As you grow older, your dreams become more realistic, although the world is still your oyster. I did my exams, got good grades, went to college, all the while imagining what my life would be when I was ‘grown up’. Little girls dream all day, they daydream, they plan their wedding days, they imagine how their life is going to pan out, if they would marry, have children, be famous…
I was 30 and a relatively new mother. It was the start of a time of unknown for me. For the last couple of years since I’ve had both children, I’ve become less working mum, more stay-at-home mum, juggling a part-time job and other small business ventures. It has brought with it a time of wondering if I have fulfilled my childhood dreams, the many things I thought I was going to do and achieve. Having children is amazing in so many ways, but when you become a mother, it’s sometimes hard to see beyond it and find moments where you remember the person you were before. While you’re filled with joy as the dreams of your own little family are coming true and growing, your other dreams stop for a moment and take a back seat while you are the person your children need you to be.

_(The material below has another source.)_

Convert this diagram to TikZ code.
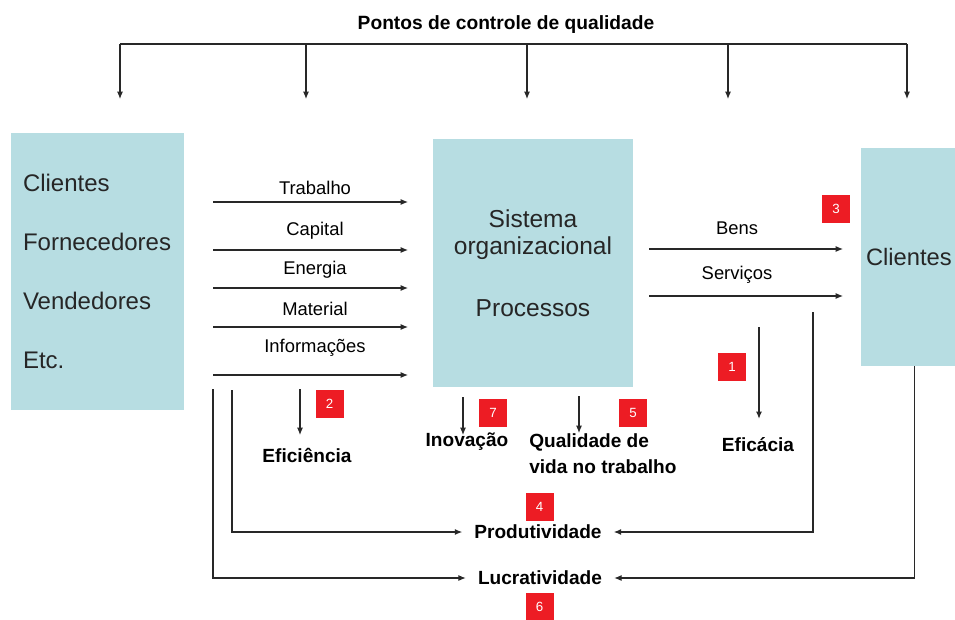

Many of my friends are in their ‘turning 30’ moments. I smile as I see ‘lists of things to do by the time I’m 30’ posts on Facebook, and various party’s being planned. For many women, entry into their thirties is a time by which they feel they ought to have proved themselves. Established their presence in the world in a positive way. We all have different goals in life, and while I always wanted to be a mummy, I also wanted to achieve great things and be known for something. My nearest and dearest remind me that I have achieved a great deal, what with my career and my family, but part of me is still that little girl, dreaming big, certain that my future holds something else beyond what I currently do. Because I believe you should never stop dreaming. And I will always make sure that my children dream, and dream big.
Becoming a mother has fulfilled a part of me that I never knew existed. I knew I wanted children, but having children to share everything with has made everything just right. That doesn’t mean however that now I stop. I want my children to watch me as they grow, and learn that in life, you can achieve anything.
When I’m watching them play, explore, learn, during every moment that I watch their little hands discover something brand new and exciting, I wonder if they’ve already started dreaming? Do their dreams now consist of wanting a certain toy to play with tomorrow, that they’ll see daddy before bed or that we go swimming? Their dreams will grow, and I want them to believe that they can become whatever they want in life.
Whenever they do anything new and brilliant, I think of all of the opportunities that lie ahead for them.My children will become me; a young girl, 17 years ago, sitting in her bedroom and dreaming big dreams. And I will be there every step of the way to support them in their own.